:: Directive ::
Give back exactly the lines from the beginning of the listing below to the line holding "for (let y = 1900;", both ends included; the pictures stay out.
═════ Data segment ═════
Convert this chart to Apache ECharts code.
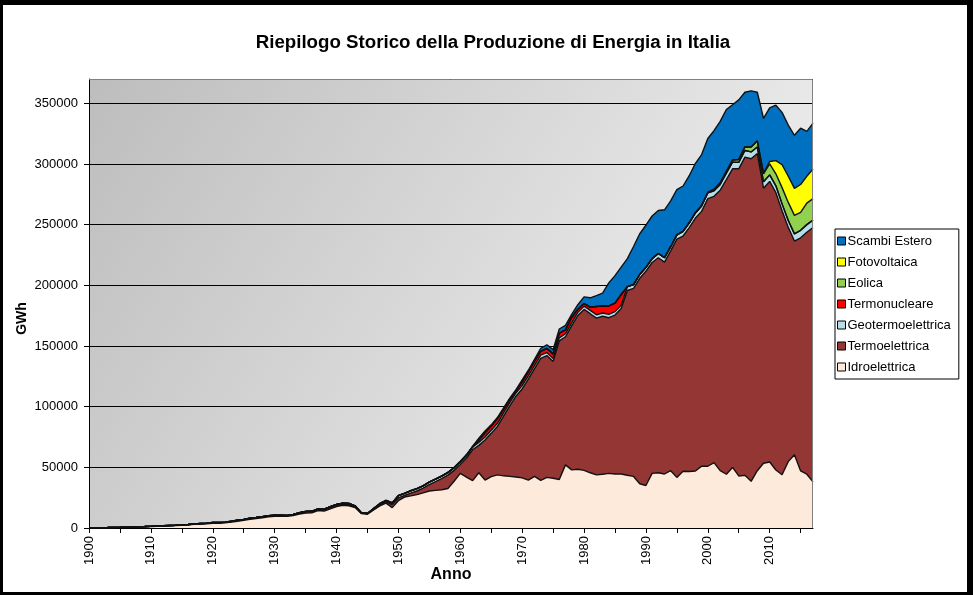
<!DOCTYPE html>
<html><head><meta charset="utf-8">
<script src="https://cdn.jsdelivr.net/npm/echarts@6/dist/echarts.min.js"></script>
<style>
html,body{margin:0;padding:0;background:#000;width:973px;height:595px;overflow:hidden}
#frame{position:absolute;left:3px;top:5px;width:964px;height:587px;background:#fff}
#chart{position:absolute;left:0;top:0;width:973px;height:595px}
</style></head><body>
<div id="frame"></div><div id="chart"></div>
<script>
const years = [];
for (let y = 1900; y <= 2017; y++) years.push(String(y));

const idro = [
100,150,200,280,370,470,600,750,900,1050,
1250,1450,1650,1850,2050,2300,2600,3000,3300,3500,
3900,3900,4200,4800,5600,6300,7100,7700,8400,9300,
9700,9700,9600,10300,11500,12400,12500,14400,14000,15800,
17600,18700,18300,16800,12000,11300,14800,18200,20500,16800,
22500,25500,26500,27500,29000,30500,31000,31500,32500,38500,
45000,42000,39000,45500,39500,42300,43800,43000,42500,42000,
41300,39500,42500,39300,41700,41000,40000,52000,47900,48400,
47500,45500,43800,44300,45000,44500,44500,43500,42500,36500,
35000,45000,45500,44500,47200,41700,46800,46500,47000,51000,
50900,53900,47300,44300,49900,42900,43400,38500,47200,53400,
54400,47800,43900,54700,60300,47000,44300,38000];

const termo = [
50,60,70,80,90,100,110,120,130,150,
150,170,190,210,230,250,250,300,300,350,
500,500,550,600,650,700,750,800,800,600,
500,500,500,600,800,900,800,800,900,1000,
1000,800,800,700,500,600,800,900,1000,2500,
2300,1300,2200,3000,3800,5300,7200,9200,11100,9000,
7400,15700,25500,22600,33000,35700,39900,49200,58200,66600,
73300,83200,88800,100500,100400,96200,114200,105600,118600,126700,
132600,131100,129100,130200,128300,131000,136300,152200,155000,169300,
176600,173800,177200,174600,181200,196400,193800,201000,208400,209900,
220500,219400,231100,242800,246100,253100,262200,265800,261300,226600,
231200,228500,217600,193000,176200,192100,199400,209500];

const geo = [
0,0,0,0,0,0,0,0,0,0,
0,0,0,10,20,30,40,50,60,70,
80,90,100,110,120,130,150,170,200,230,
250,280,300,320,350,400,450,500,600,700,
900,1000,1100,800,50,100,500,900,1100,1300,
1800,1800,1900,1900,1900,2000,2000,2000,2000,2100,
2100,2200,2300,2400,2500,2500,2600,2600,2600,2700,
2700,2700,2600,2600,2500,2500,2500,2500,2600,2600,
2700,2700,2800,2700,2800,2800,2800,3000,3100,3100,
3200,3200,3500,3700,3400,3400,3800,3900,4200,4400,
4700,4500,4700,5300,5400,5300,5500,5600,5500,5300,
5400,5700,5600,5700,5900,6200,6300,6200];

const nucleare = [
0,0,0,0,0,0,0,0,0,0,
0,0,0,0,0,0,0,0,0,0,
0,0,0,0,0,0,0,0,0,0,
0,0,0,0,0,0,0,0,0,0,
0,0,0,0,0,0,0,0,0,0,
0,0,0,0,0,0,0,0,0,0,
0,0,0,2000,3500,3500,3900,3200,2700,1700,
3200,3400,3600,3100,3400,3800,3800,3400,4400,2600,
2200,2700,6800,5800,6900,7000,8800,200,0,0,
0,0,0,0,0,0,0,0,0,0,
0,0,0,0,0,0,0,0,0,0,
0,0,0,0,0,0,0,0];

const eolica = [
0,0,0,0,0,0,0,0,0,0,
0,0,0,0,0,0,0,0,0,0,
0,0,0,0,0,0,0,0,0,0,
0,0,0,0,0,0,0,0,0,0,
0,0,0,0,0,0,0,0,0,0,
0,0,0,0,0,0,0,0,0,0,
0,0,0,0,0,0,0,0,0,0,
0,0,0,0,0,0,0,0,0,0,
0,0,0,0,0,0,0,0,0,0,
0,0,0,0,0,10,30,120,230,400,
600,1200,1400,1500,1800,2300,3000,4000,4900,6500,
9100,9900,13400,14900,15200,14800,17700,17700];

const fotovoltaica = [
0,0,0,0,0,0,0,0,0,0,
0,0,0,0,0,0,0,0,0,0,
0,0,0,0,0,0,0,0,0,0,
0,0,0,0,0,0,0,0,0,0,
0,0,0,0,0,0,0,0,0,0,
0,0,0,0,0,0,0,0,0,0,
0,0,0,0,0,0,0,0,0,0,
0,0,0,0,0,0,0,0,0,0,
0,0,0,0,0,0,0,0,0,0,
0,0,0,0,0,0,0,0,0,0,
6,5,4,5,4,4,2,39,193,676,
1906,10796,18862,21589,22306,22942,22104,24378];

const scambi = [
0,0,0,0,0,0,0,0,0,0,
0,0,0,0,0,0,0,0,0,0,
0,0,0,0,0,0,0,0,0,0,
0,0,0,0,0,0,0,0,0,0,
0,0,0,0,0,0,100,200,300,300,
200,100,300,300,300,300,300,300,400,400,
500,600,700,1500,1500,1000,800,1000,1000,1000,
1500,1200,1500,2500,3000,3500,3500,3500,2500,3700,
5500,7700,9000,10500,19000,22700,22600,23100,31400,33600,
34700,35100,35400,39400,37700,37400,37400,38800,40700,42000,
44300,48400,50600,51000,45600,49200,45000,46300,40000,45000,
44200,45700,43100,42100,43700,46400,37000,37800];

const seriesNames = ['Idroelettrica','Termoelettrica','Geotermoelettrica','Termonucleare','Eolica','Fotovoltaica','Scambi Estero'];
const seriesColors = ['#FDEADA','#943634','#B7DEE8','#FF0000','#92D050','#FFFF00','#0070C0'];
const seriesData = [idro, termo, geo, nucleare, eolica, fotovoltaica, scambi];
const legendOrder = ['Scambi Estero','Fotovoltaica','Eolica','Termonucleare','Geotermoelettrica','Termoelettrica','Idroelettrica'];

const FONT = 'Arial, "Liberation Sans", sans-serif';
const chart = echarts.init(document.getElementById('chart'), null, {renderer:'canvas'});

const series = seriesNames.map((n, i) => ({
  name: n,
  type: 'line',
  stack: 'total',
  data: seriesData[i],
  symbol: 'none',
  color: seriesColors[i],
  lineStyle: { color: '#111', width: 1.4 },
  areaStyle: { color: seriesColors[i], opacity: 1 },
  itemStyle: { color: seriesColors[i] },
  emphasis: { disabled: true },
  animation: false
}));

chart.setOption({
  backgroundColor: 'transparent',
  animation: false,
  title: {
    text: 'Riepilogo Storico della Produzione di Energia in Italia',
    left: 488, top: 28, textAlign: 'center',
    textStyle: { fontFamily: FONT, fontSize: 18.7, fontWeight: 'bold', color: '#000' }
  },
  grid: {
    left: 89, right: 160, top: 79, bottom: 67,
    show: true, borderWidth: 0,
    backgroundColor: { type: 'linear', x: 0, y: 0, x2: 1, y2: 1,
      colorStops: [{ offset: 0, color: '#bdbdbd' }, { offset: 1, color: '#f8f8f8' }] }
  },
  legend: {
    orient: 'vertical', left: 835, top: 229,
    data: legendOrder,
    icon: 'rect', itemWidth: 8, itemHeight: 8, itemGap: 7,
    padding: [5, 8, 5, 2],
    backgroundColor: '#fff', borderColor: '#000', borderWidth: 1,
    itemStyle: { borderColor: '#000', borderWidth: 1 },
    textStyle: { fontFamily: FONT, fontSize: 13, color: '#000', lineHeight: 14, padding: [0,0,0,-3] },
    selectedMode: false
  },
  xAxis: {
    type: 'category', data: years, boundaryGap: false,
    name: 'Anno', nameLocation: 'middle', nameGap: 39, nameMoveOverlap: false,
    nameTextStyle: { fontFamily: FONT, fontSize: 16, fontWeight: 'bold', color: '#000' },
    axisLine: { lineStyle: { color: '#000', width: 1 } },
    axisTick: { show: true, interval: (i) => i % 5 === 0, length: 5, lineStyle: { color: '#000' } },
    axisLabel: { interval: (i) => i % 10 === 0, rotate: 90, margin: 8,
      fontFamily: FONT, fontSize: 13, color: '#000' },
    splitLine: { show: false }
  },
  yAxis: {
    type: 'value', min: 0, max: 370000, interval: 50000,
    name: 'GWh', nameLocation: 'middle', nameGap: 60, nameRotate: 90, nameMoveOverlap: false,
    nameTextStyle: { fontFamily: FONT, fontSize: 14, fontWeight: 'bold', color: '#000', padding: [0, 30, 0, 0] },
    axisLine: { show: true, lineStyle: { color: '#000', width: 1 } },
    axisTick: { show: true, length: 5, lineStyle: { color: '#000' } },
    axisLabel: { margin: 11, fontFamily: FONT, fontSize: 13, color: '#000', showMaxLabel: false,
      formatter: (v) => String(v) },
    splitLine: { show: true, lineStyle: { color: '#000', width: 1 } }
  },
  graphic: [{
    type: 'polyline', z: 100, silent: true,
    shape: { points: [[89, 79.5], [812.5, 79.5], [812.5, 528]] },
    style: { stroke: '#808080', lineWidth: 1, fill: null }
  }],
  series: series
});
</script></body></html>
═════
:: The answer ::
Convert this chart to Apache ECharts code.
<!DOCTYPE html>
<html><head><meta charset="utf-8">
<script src="https://cdn.jsdelivr.net/npm/echarts@6/dist/echarts.min.js"></script>
<style>
html,body{margin:0;padding:0;background:#000;width:973px;height:595px;overflow:hidden}
#frame{position:absolute;left:3px;top:5px;width:964px;height:587px;background:#fff}
#chart{position:absolute;left:0;top:0;width:973px;height:595px}
</style></head><body>
<div id="frame"></div><div id="chart"></div>
<script>
const years = [];
for (let y = 1900; y <= 2017; y++) years.push(String(y));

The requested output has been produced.